■ The request
Set down the material below word for word, excluding the pictures.

■ Supplied data
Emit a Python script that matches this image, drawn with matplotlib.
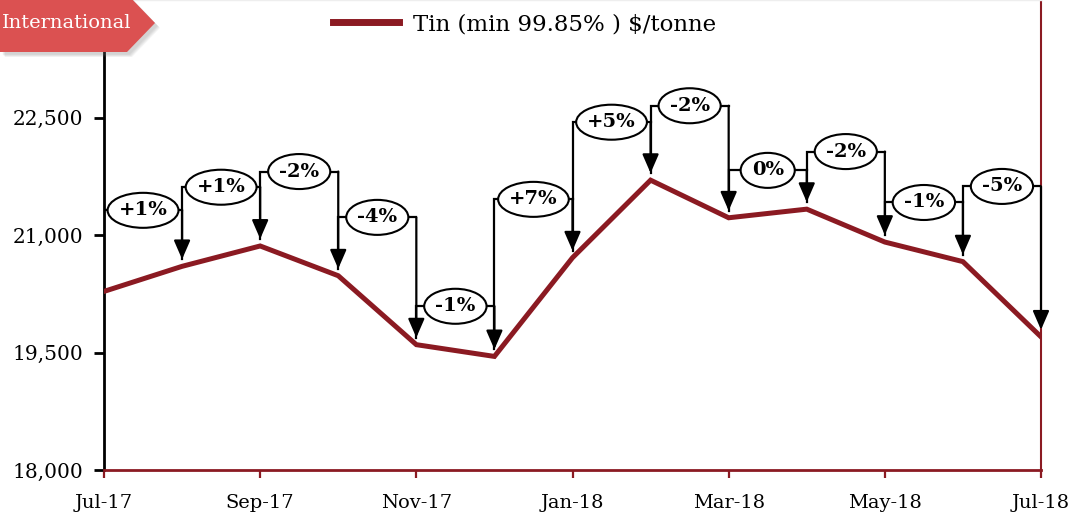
import matplotlib
matplotlib.use('Agg')

import matplotlib.pyplot as plt
from matplotlib.patches import Ellipse, Polygon
from matplotlib.ticker import FuncFormatter

# Monthly tin price, $/tonne
months = ['Jul-17', 'Aug-17', 'Sep-17', 'Oct-17', 'Nov-17', 'Dec-17', 'Jan-18',
          'Feb-18', 'Mar-18', 'Apr-18', 'May-18', 'Jun-18', 'Jul-18']
prices = [20280, 20600, 20860, 20480, 19600, 19450, 20710,
          21700, 21220, 21330, 20910, 20660, 19700]

# month-on-month change labels and the level of each bracket
changes = ['+1%', '+1%', '-2%', '-4%', '-1%', '+7%', '+5%', '-2%', '0%', '-2%', '-1%', '-5%']
bracket_levels = [21315, 21610, 21810, 21225, 20090, 21455, 22440, 22650, 21825, 22065, 21415, 21620]

line_red = '#8b1a22'
banner_red = '#db5151'
serif = 'DejaVu Serif'

W, H = 1071, 514
fig = plt.figure(figsize=(W / 100, H / 100), dpi=100)
ax = fig.add_axes([104 / W, 44 / H, 937 / W, 470 / H])

x = list(range(len(months)))
ax.plot(x, prices, color=line_red, lw=3.6, solid_joinstyle='miter',
        label='Tin (min 99.85% ) $/tonne', zorder=3)

ax.set_xlim(0, 12)
ax.set_ylim(18000, 24000)
ax.set_yticks([18000, 19500, 21000, 22500])
ax.yaxis.set_major_formatter(FuncFormatter(lambda v, p: f'{v:,.0f}'))
ax.set_xticks(x[::2])
ax.set_xticklabels(months[::2])

for lab in ax.get_yticklabels():
    lab.set_fontfamily(serif)
    lab.set_fontsize(14.5)
for lab in ax.get_xticklabels():
    lab.set_fontfamily(serif)
    lab.set_fontsize(14)

ax.tick_params(axis='y', direction='out', length=7, width=2, color='black', pad=8)
ax.tick_params(axis='x', direction='out', length=6, width=1.6, color=line_red, pad=11)

ax.spines['left'].set_color('black')
ax.spines['left'].set_linewidth(2)
ax.spines['bottom'].set_color(line_red)
ax.spines['bottom'].set_linewidth(2)
ax.spines['right'].set_color(line_red)
ax.spines['right'].set_linewidth(1.5)
ax.spines['top'].set_color('#eeeeee')
ax.spines['top'].set_linewidth(1)

# bracket arrows with change labels
gap = 90
px_month = 937 / 12
px_unit = 470 / 6000
renderer = fig.canvas.get_renderer()
for i, (lbl, yb) in enumerate(zip(changes, bracket_levels)):
    x0, x1 = i, i + 1
    ax.plot([x0, x0, x1], [prices[i] + gap, yb, yb], color='black', lw=1.6,
            solid_joinstyle='miter', zorder=4)
    ax.annotate('', xy=(x1, prices[i + 1] + gap), xytext=(x1, yb),
                arrowprops=dict(arrowstyle='-|>,head_length=1.15,head_width=0.5',
                                mutation_scale=10, color='black', lw=1.6,
                                shrinkA=0, shrinkB=0), zorder=4)
    xm = (x0 + x1) / 2
    t = ax.text(xm, yb, lbl, ha='center', va='center', family=serif,
                fontweight='bold', fontsize=14, zorder=6)
    tw = t.get_window_extent(renderer).width
    ax.add_patch(Ellipse((xm, yb), (tw + 22) / px_month, 35 / px_unit,
                         facecolor='white', edgecolor='black', lw=1.5, zorder=5))

leg = ax.legend(loc='center left', bbox_to_anchor=(312 / W, 1 - 24 / H),
                bbox_transform=fig.transFigure, frameon=False, handlelength=2.9,
                handletextpad=0.6, prop={'family': serif, 'size': 16.5})
leg.get_lines()[0].set_linewidth(5)

# banner at top left, with a soft shadow
def flip(pts, dx=0, dy=0):
    return [(px + dx, H - (py + dy)) for px, py in pts]

banner_pts = [(0, -6), (127, -6), (155, 23), (127, 52), (0, 52)]
for k in range(5, 0, -1):
    sh = Polygon(flip(banner_pts, 2 + k * 0.6, 2 + k * 0.6), closed=True, transform=None,
                 facecolor='#777777', alpha=0.07, edgecolor='none')
    fig.patches.append(sh)
fig.patches.append(Polygon(flip(banner_pts), closed=True, transform=None,
                           facecolor=banner_red, edgecolor='none'))
fig.text(2 / W, 1 - 23 / H, 'International', ha='left', va='center',
         family=serif, fontsize=14, color='white')

fig.savefig('out.png', dpi=100)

■ Completed task
Emit a Python script that matches this image, drawn with matplotlib.
import matplotlib
matplotlib.use('Agg')

import matplotlib.pyplot as plt
from matplotlib.patches import Ellipse, Polygon
from matplotlib.ticker import FuncFormatter

# Monthly tin price, $/tonne
months = ['Jul-17', 'Aug-17', 'Sep-17', 'Oct-17', 'Nov-17', 'Dec-17', 'Jan-18',
          'Feb-18', 'Mar-18', 'Apr-18', 'May-18', 'Jun-18', 'Jul-18']
prices = [20280, 20600, 20860, 20480, 19600, 19450, 20710,
          21700, 21220, 21330, 20910, 20660, 19700]

# month-on-month change labels and the level of each bracket
changes = ['+1%', '+1%', '-2%', '-4%', '-1%', '+7%', '+5%', '-2%', '0%', '-2%', '-1%', '-5%']
bracket_levels = [21315, 21610, 21810, 21225, 20090, 21455, 22440, 22650, 21825, 22065, 21415, 21620]

line_red = '#8b1a22'
banner_red = '#db5151'
serif = 'DejaVu Serif'

W, H = 1071, 514
fig = plt.figure(figsize=(W / 100, H / 100), dpi=100)
ax = fig.add_axes([104 / W, 44 / H, 937 / W, 470 / H])

x = list(range(len(months)))
ax.plot(x, prices, color=line_red, lw=3.6, solid_joinstyle='miter',
        label='Tin (min 99.85% ) $/tonne', zorder=3)

ax.set_xlim(0, 12)
ax.set_ylim(18000, 24000)
ax.set_yticks([18000, 19500, 21000, 22500])
ax.yaxis.set_major_formatter(FuncFormatter(lambda v, p: f'{v:,.0f}'))
ax.set_xticks(x[::2])
ax.set_xticklabels(months[::2])

for lab in ax.get_yticklabels():
    lab.set_fontfamily(serif)
    lab.set_fontsize(14.5)
for lab in ax.get_xticklabels():
    lab.set_fontfamily(serif)
    lab.set_fontsize(14)

ax.tick_params(axis='y', direction='out', length=7, width=2, color='black', pad=8)
ax.tick_params(axis='x', direction='out', length=6, width=1.6, color=line_red, pad=11)

ax.spines['left'].set_color('black')
ax.spines['left'].set_linewidth(2)
ax.spines['bottom'].set_color(line_red)
ax.spines['bottom'].set_linewidth(2)
ax.spines['right'].set_color(line_red)
ax.spines['right'].set_linewidth(1.5)
ax.spines['top'].set_color('#eeeeee')
ax.spines['top'].set_linewidth(1)

# bracket arrows with change labels
gap = 90
px_month = 937 / 12
px_unit = 470 / 6000
renderer = fig.canvas.get_renderer()
for i, (lbl, yb) in enumerate(zip(changes, bracket_levels)):
    x0, x1 = i, i + 1
    ax.plot([x0, x0, x1], [prices[i] + gap, yb, yb], color='black', lw=1.6,
            solid_joinstyle='miter', zorder=4)
    ax.annotate('', xy=(x1, prices[i + 1] + gap), xytext=(x1, yb),
                arrowprops=dict(arrowstyle='-|>,head_length=1.15,head_width=0.5',
                                mutation_scale=10, color='black', lw=1.6,
                                shrinkA=0, shrinkB=0), zorder=4)
    xm = (x0 + x1) / 2
    t = ax.text(xm, yb, lbl, ha='center', va='center', family=serif,
                fontweight='bold', fontsize=14, zorder=6)
    tw = t.get_window_extent(renderer).width
    ax.add_patch(Ellipse((xm, yb), (tw + 22) / px_month, 35 / px_unit,
                         facecolor='white', edgecolor='black', lw=1.5, zorder=5))

leg = ax.legend(loc='center left', bbox_to_anchor=(312 / W, 1 - 24 / H),
                bbox_transform=fig.transFigure, frameon=False, handlelength=2.9,
                handletextpad=0.6, prop={'family': serif, 'size': 16.5})
leg.get_lines()[0].set_linewidth(5)

# banner at top left, with a soft shadow
def flip(pts, dx=0, dy=0):
    return [(px + dx, H - (py + dy)) for px, py in pts]

banner_pts = [(0, -6), (127, -6), (155, 23), (127, 52), (0, 52)]
for k in range(5, 0, -1):
    sh = Polygon(flip(banner_pts, 2 + k * 0.6, 2 + k * 0.6), closed=True, transform=None,
                 facecolor='#777777', alpha=0.07, edgecolor='none')
    fig.patches.append(sh)
fig.patches.append(Polygon(flip(banner_pts), closed=True, transform=None,
                           facecolor=banner_red, edgecolor='none'))
fig.text(2 / W, 1 - 23 / H, 'International', ha='left', va='center',
         family=serif, fontsize=14, color='white')

fig.savefig('out.png', dpi=100)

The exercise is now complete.